Use of the infographics
Subject to copyright and fair use provisions, we encourage teachers and educators to use these infographics to engage and inform students. Please contact the individual creators of the infographics if you wish to use them for commercial purposes.
Click on the infographic to get the full resolution image
1) The Losing World
By: Sajeev Kumarapuram (October 15, 2012)
The current biodiversity crisis could wipe out life as we know it. There has not been an extinction crisis this big since the dinosaurs disappeared. With the number of endangered species climbing drastically, humans are starting to see the effects on industry. In order to help with this imminent crisis, we need to work together now.
2) The Battle for Biodiversity
By: Mike Rossi
Climate change and the loss of biodiversity are today’s greatest challenges for humanity. It is predicted that we will lose 20-50% of all species within the next century, some before we have even discovered them. There are seventeen megadiverse countries that account for more than 70% of the world’s biological diversity. Conservation efforts need to be beefed up, especially in these regions.

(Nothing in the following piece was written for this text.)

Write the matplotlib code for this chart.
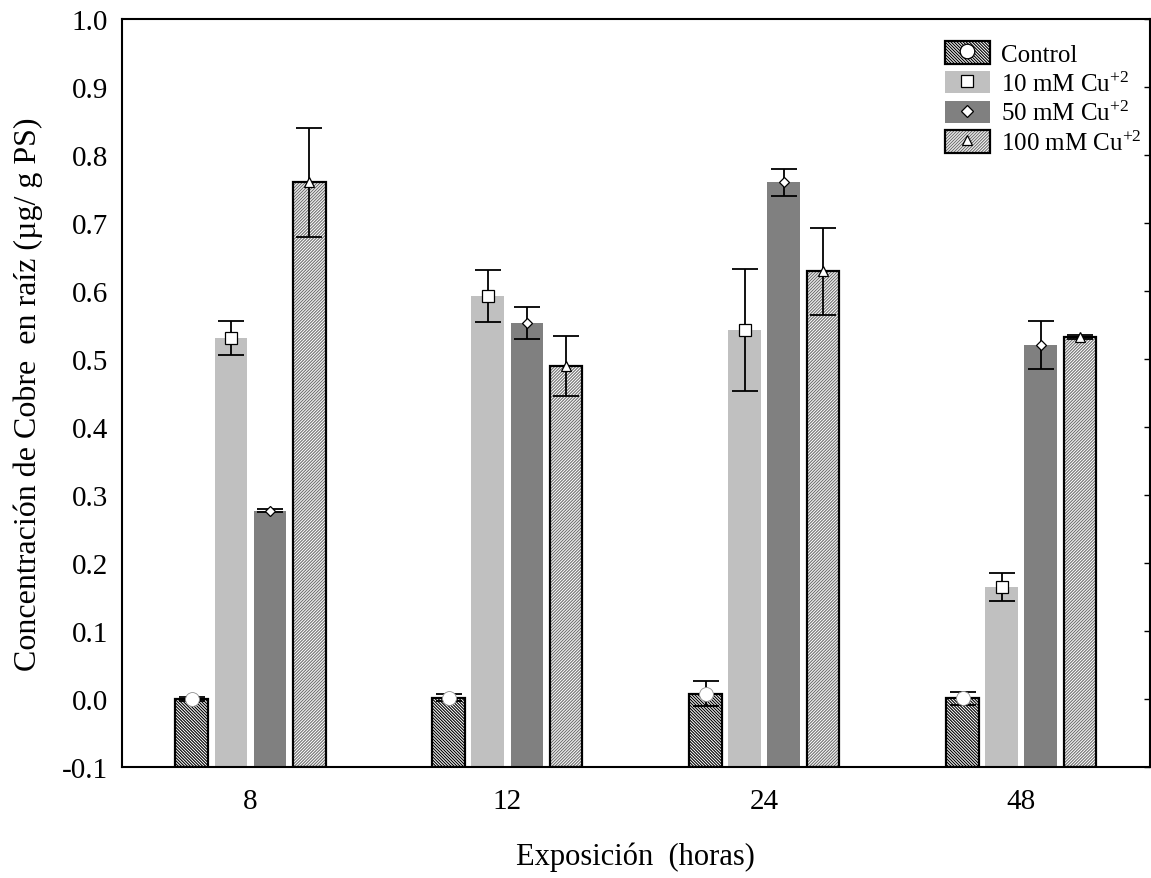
import matplotlib
matplotlib.use("Agg")
import matplotlib.pyplot as plt
from matplotlib.patches import Patch
from matplotlib.lines import Line2D
import numpy as np

# ---------------------------------------------------------------------------
# Data
# ---------------------------------------------------------------------------
hours = ["8", "12", "24", "48"]
series = ["Control", "10 mM Cu$^{+2}$", "50 mM Cu$^{+2}$", "100 mM Cu$^{+2}$"]

control_mean = [0.000, 0.002, 0.008, 0.001]
control_err = [0.003, 0.005, 0.018, 0.010]
cu10_mean = [0.531, 0.593, 0.543, 0.165]
cu10_err = [0.025, 0.038, 0.090, 0.021]
cu50_mean = [0.277, 0.553, 0.760, 0.521]
cu50_err = [0.002, 0.024, 0.020, 0.035]
cu100_mean = [0.760, 0.490, 0.629, 0.532]
cu100_err = [0.080, 0.044, 0.064, 0.003]

BASE = -0.1

plt.rcParams["font.family"] = ["Liberation Serif", "DejaVu Serif"]
plt.rcParams["mathtext.fontset"] = "custom"
plt.rcParams["mathtext.rm"] = "Liberation Serif"
plt.rcParams["mathtext.default"] = "regular"
plt.rcParams["hatch.linewidth"] = 0.8

# per-series style
styles = [
    dict(face="white", hatch="\\" * 11, hatch_col="black", edge="black", marker="o", ms=10),
    dict(face="#c0c0c0", hatch=None, hatch_col=None, edge=None, marker="s", ms=8),
    dict(face="#808080", hatch=None, hatch_col=None, edge=None, marker="D", ms=5.5),
    dict(face="white", hatch="/" * 11, hatch_col="#707070", edge="black", marker="^", ms=7.5),
]
means = [control_mean, cu10_mean, cu50_mean, cu100_mean]
errs = [control_err, cu10_err, cu50_err, cu100_err]

fig = plt.figure(figsize=(11.51, 8.79), dpi=100)
ax = fig.add_axes([0.106, 0.1263, 0.893, 0.8507])

x = np.arange(len(hours))
slot = 0.152
width = 0.128

for i, (st, m, e) in enumerate(zip(styles, means, errs)):
    xs = x + (i - 1.5) * slot
    heights = [v - BASE for v in m]
    if st["hatch"]:
        ax.bar(xs, heights, width, bottom=BASE, color=st["face"], hatch=st["hatch"],
               edgecolor=st["hatch_col"], linewidth=0, zorder=2)
        ax.bar(xs, heights, width, bottom=BASE, fill=False,
               edgecolor=st["edge"], linewidth=1.6, zorder=3)
    else:
        ax.bar(xs, heights, width, bottom=BASE, color=st["face"], linewidth=0, zorder=2)
    ax.errorbar(xs, m, yerr=e, fmt="none", ecolor="black", elinewidth=1.3,
                capsize=9.5, capthick=1.3, zorder=4)
    ax.plot(xs, m, linestyle="none", marker=st["marker"], markersize=st["ms"],
            markerfacecolor="white",
            markeredgecolor="#909090" if i == 0 else "black",
            markeredgewidth=0.6 if i == 0 else 0.9, zorder=5)

# ── Axes ────────────────────────────────────────────────────────────────
ax.set_xlim(-0.5, 3.5)
ax.set_ylim(-0.1, 1.0)
ax.set_xticks(x)
ax.set_xticklabels(hours)
yt = np.arange(-0.1, 1.01, 0.1)
ax.set_yticks(yt)
ax.set_yticklabels([f"{v:.1f}" for v in yt])
ax.tick_params(axis="x", length=0, labelsize=21, pad=15)
ax.tick_params(axis="y", left=False, right=True, direction="in", length=4,
               width=1.0, labelsize=21, pad=10)
for spine in ax.spines.values():
    spine.set_linewidth(1.5)
    spine.set_color("black")

ax.set_xlabel("Exposición  (horas)", fontsize=22, labelpad=20)
ax.set_ylabel("Concentración de Cobre  en raíz (µg/ g PS)", fontsize=23, labelpad=14)

# ── Legend ──────────────────────────────────────────────────────────────
handles = []
for st in styles:
    parts = []
    if st["hatch"]:
        parts.append(Patch(facecolor=st["face"], hatch=st["hatch"],
                           edgecolor=st["hatch_col"], linewidth=0))
        parts.append(Patch(fill=False, edgecolor=st["edge"], linewidth=1.6))
    else:
        parts.append(Patch(facecolor=st["face"], linewidth=0))
    parts.append(Line2D([0], [0], linestyle="none", marker=st["marker"],
                        markersize=st["ms"] * 1.05, markerfacecolor="white",
                        markeredgecolor="black", markeredgewidth=0.9))
    handles.append(tuple(parts))

fig.legend(handles, series, loc="upper left", bbox_to_anchor=(0.821, 0.952),
           frameon=False, fontsize=18, handlelength=1.8, handleheight=1.0,
           labelspacing=0.2, handletextpad=0.45, borderpad=0, borderaxespad=0)

fig.savefig("out.png", dpi=100)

3) The Elephant in the Room
By: World Wildlife Fund (undated)
Elephants are the largest living land animal on the planet and more than 12,000 of them are poached every year for their ivory tusks. With populations declining, Asian elephants are listed as endangered while African elephants are close behind.
4) Shark Finning
By: Save Our Seas (March 10, 2013)
As many as 73 million sharks are killed every year just for their fins. Hundreds of thousands of tons of sharks are caught by 7 countries alone. Top shark fin importers are Hong Kong and China. Although legislation is being passed and shark sanctuaries being made, we need to do much more to stop the massacre.
5) Endangered Species
By: Meredith Darlington (March 5, 2010)
More than 10,000 species are on the verge of extinction. Many plant species are also endangered with 140 species gone extinct in the last 500 years. Countries that hold great numbers of species are at a higher risk of losing them. Conservation should be a priority for these countries as there is great potential for improvement.
By: memuco (June 4 2012)
Gorillas were discovered in 1902, and now, just over a century later, are almost gone. There are only 782 gorillas left in the wild. The United Nations Environmental Programme (UNEP) has developed a Great Ape Survival Project (GRASP) as gorillas are desperate for our help.
7) What’s Happening to Biodiversity?
By: The World Bank (August 31, 2012)
Overexploitation, habitat loss, and the introduction of invasive species are threatening the world’s biodiversity. The current extinction rate is 100x that what it was before humans evolved. Two species have gone extinct every day since 2010. Biodiversity is important to us as it provides the raw materials for our food, medicine and industries that support us. Although protected areas are growing and investments being made, we need to do more.
8) Loss of Biodiversity
By: Steven Kennedy
Plants and animals are threatened with extinction at alarming proportions. If the world’s temperature rises by more than 3.5ºC, 70% of species will face extinction. Biodiversity is critically important to us and we should all try to help with this crisis.
9) Philippine Hornbills
By: Wild Bird Club of the Philippines
Most hornbill species are at risk of extinction. Humans are their biggest threat due to logging, hunting, and nest poaching. Almost 1/5 of the world’s hornbills are found in the Phillipines.
10) Degradation of the Brazilian Rainforest
By: National Positions
The Amazon rainforest is part of the tropical forest that holds more than half of the world’s plants, animals, and insects. Deforestation threatens rainforests and the medicinal benefits we obtain from it. Protected land has more than doubled in the last 12 years.
About the author
Jesse Popp is a Ph.D. candidate at Laurentian University, Canada. She is a terrestrial ecologist working in the fields of restoration ecology, conservation, and wildlife management.
Jesse says, “I am an all around nature nut with a passion for field work. I advocate strongly for raising awareness to all things environmental. If we don’t know what is going on, how can we help change things to ensure we leave a better planet for our next generation?”